Since \[x \geqslant 4\] is possible when\[x > 3\], this case is true.
Now, from the results of the above \[4\] cases, it is evident that when \[x\] satisfies \[\left| {x - 1} \right| + \left| {x - 2} \right| + \left| {x - 3} \right| \geqslant 6\] the value of \[x\] will be given only when \[x \leqslant 0\] or \[x \geqslant 4\]
Hence proved.

Note: In this type of question we need to be aware that the modulus of any terms will give its absolute value. That is the negative sign can be neglected.
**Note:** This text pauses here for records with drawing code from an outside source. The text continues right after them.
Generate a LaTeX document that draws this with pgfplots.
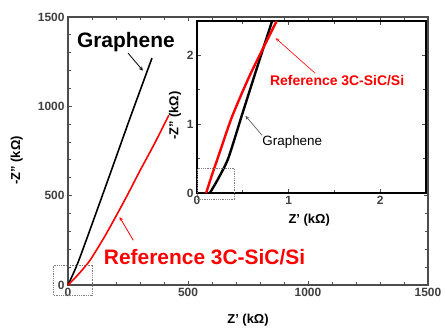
\documentclass[border=0pt]{standalone}
\usepackage{fontspec}
\setmainfont{Liberation Sans}
\usepackage{pgfplots}
\pgfplotsset{compat=1.18}
\begin{document}
\begin{tikzpicture}
\useasboundingbox (-68bp,-44bp) rectangle (377bp,285bp);
\begin{axis}[
  at={(0,0)}, anchor=south west,
  scale only axis, width=360bp, height=268bp,
  xmin=0, xmax=1500, ymin=0, ymax=1500,
  xtick={0,500,1000,1500}, ytick={0,500,1000,1500},
  minor xtick={100,200,...,1400}, minor ytick={100,200,...,1400},
  tick align=inside,
  major tick length=4bp, minor tick length=3bp,
  axis line style={black!70, line width=1.2pt},
  every tick/.style={black!70, line width=0.9pt},
  /pgf/number format/assume math mode=true,
  /pgf/number format/1000 sep={},
  ticklabel style={font=\bfseries\fontsize{12}{13}\selectfont, text=black!75},
  xlabel={Z' (kΩ)}, ylabel={-Z'' (kΩ)},
  label style={font=\bfseries\fontsize{13}{14}\selectfont},
  xlabel style={at={(axis description cs:0.5,-0.13)}, anchor=center},
  ylabel style={at={(axis description cs:-0.142,0.465)}, anchor=center},
  clip=false,
]
\addplot[black, line width=1.6pt, smooth, tension=0.4] coordinates {(0,0) (40,120) (100,340) (175,620) (260,940) (350,1270)};
\addplot[red, line width=1.6pt, smooth, tension=0.4] coordinates {(0,0) (40,55) (90,135) (150,265) (200,385) (250,510) (300,640) (360,790) (420,950)};
\draw[black!50, densely dotted, line width=0.8pt] (axis cs:-62,-56) rectangle (axis cs:100,112);
\node[font=\bfseries\fontsize{21}{23}\selectfont] at (axis cs:241,1360) {Graphene};
\draw[black, line width=0.8pt, -stealth] (axis cs:250,1298) -- (axis cs:312,1200);
\node[font=\bfseries\fontsize{21}{23}\selectfont, text=red] at (axis cs:569,157) {Reference 3C-SiC/Si};
\draw[red, line width=0.8pt, -stealth] (axis cs:272,250) -- (axis cs:215,380);
\end{axis}
\begin{axis}[
  at={(129bp,92bp)}, anchor=south west,
  scale only axis, width=229bp, height=172bp,
  xmin=0, xmax=2.5, ymin=0, ymax=2.5,
  xtick={0,1,2}, ytick={0,1,2},
  minor xtick={0.5,1.5}, minor ytick={0.5,1.5},
  tick align=inside,
  major tick length=4bp, minor tick length=3bp,
  axis line style={black, line width=1.8pt},
  every tick/.style={black!70, line width=0.9pt},
  axis background/.style={fill=white},
  /pgf/number format/assume math mode=true,
  ticklabel style={font=\bfseries\fontsize{12}{13}\selectfont, text=black!75},
  xlabel={Z' (kΩ)}, ylabel={-Z'' (kΩ)},
  label style={font=\bfseries\fontsize{13}{14}\selectfont},
  xlabel style={at={(axis description cs:0.49,-0.157)}, anchor=center},
  ylabel style={at={(axis description cs:-0.096,0.45)}, anchor=center},
  clip=false,
]
\addplot[black, line width=2.4pt, smooth, tension=0.4] coordinates {(0.14,0) (0.22,0.18) (0.34,0.5) (0.49,1.13) (0.65,1.8) (0.82,2.5)};
\addplot[red, line width=2.4pt, smooth, tension=0.4] coordinates {(0.10,0) (0.16,0.25) (0.23,0.52) (0.38,1.1) (0.58,1.72) (0.87,2.5)};
\draw[black!50, densely dotted, line width=0.8pt] (axis cs:0,-0.1) rectangle (axis cs:0.41,0.36);
\node[font=\bfseries\fontsize{14}{15}\selectfont, text=red] at (axis cs:1.53,1.64) {Reference 3C-SiC/Si};
\draw[red, line width=0.6pt, -stealth] (axis cs:1.29,1.74) -- (axis cs:0.86,2.25);
\node[font=\fontsize{13.5}{15}\selectfont] at (axis cs:1.04,0.74) {Graphene};
\draw[black!70, line width=0.6pt, -stealth] (axis cs:0.71,0.84) -- (axis cs:0.53,1.12);
\end{axis}
\end{tikzpicture}
\end{document}
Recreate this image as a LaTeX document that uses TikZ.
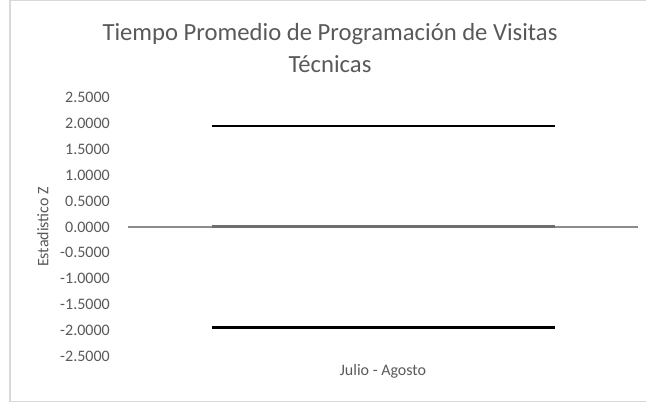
\documentclass[tikz,border=0pt]{standalone}
\usepackage{fontspec}
\setmainfont{Carlito}
\usepackage{xcolor}
\definecolor{txtgray}{HTML}{595959}
\definecolor{framegray}{HTML}{D9D9D9}
\definecolor{axisgray}{HTML}{8C8C8C}
\definecolor{meangray}{HTML}{6E6E6E}

\begin{document}
\begin{tikzpicture}[
    x=0.75pt, y=-0.75pt, % pixel units
    ticklabel/.style={anchor=east, inner sep=0pt, text=txtgray, font=\fontsize{12}{14}\selectfont},
    axistitle/.style={inner sep=0pt, text=txtgray, font=\fontsize{12}{14}\selectfont},
    charttitle/.style={inner sep=0pt, align=center, text=txtgray, font=\fontsize{18.5}{24}\selectfont},
    limitline/.style={draw=black, line width=2.2pt},
    meanline/.style={draw=meangray, line width=2.2pt}
]
    % Canvas and chart frame
    \useasboundingbox (0,0) rectangle (646,406);
    \draw[framegray, line width=1.2pt] (10,402) -- (10,0.6) -- (650,0.6);
    \draw[framegray, line width=1.2pt] (10,401.5) -- (650,401.5);

    % Title
    \node (title) [charttitle] at (330,48.5) {Tiempo Promedio de Programación de Visitas\\Técnicas};

    % Tick labels
    \foreach \v/\lbl in {2.5/2.5000, 2/2.0000, 1.5/1.5000, 1/1.0000, 0.5/0.5000, 0/0.0000,
                         -0.5/-0.5000, -1/-1.0000, -1.5/-1.5000, -2/-2.0000, -2.5/-2.5000}
        \node [ticklabel] at (110, 227-51.7*\v) {\lbl};

    % Axis titles
    \node (ytitle) [axistitle, rotate=90] at (43,227) {Estadistico Z};
    \node (xtitle) [axistitle] at (383,371) {Julio - Agosto};

    % Category axis
    \coordinate (axisL) at (128,227);
    \coordinate (axisR) at (638,227);
    \draw[axisgray, line width=0.9pt] (axisL) -- (axisR);

    % Series
    \coordinate (upL) at (212,126);
    \coordinate (upR) at (555,126);
    \coordinate (midL) at (212,226.5);
    \coordinate (midR) at (555,226.5);
    \coordinate (loL) at (212,327.5);
    \coordinate (loR) at (555,327.5);
    \path [limitline] (upL) -- (upR);
    \path [meanline] (midL) -- (midR);
    \path [limitline] (loL) -- (loR);

\end{tikzpicture}
\end{document}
For example, $\left| 5 \right| = \left| 5 \right|$ and $\left| { - 25} \right| = \left| {25} \right|$
Here some of the properties of the modulus value as follow:
$\left| x \right| + \left| y \right| \geqslant \left| {x + y} \right|$
$\left| 0 \right| = 0$
$\left| x \right| \geqslant 0$
The next thing we need to be careful when we deal with inequalities; If we have to multiply or divide both sides of an inequality by a negative number, we will reverse the direction of the given inequality sign.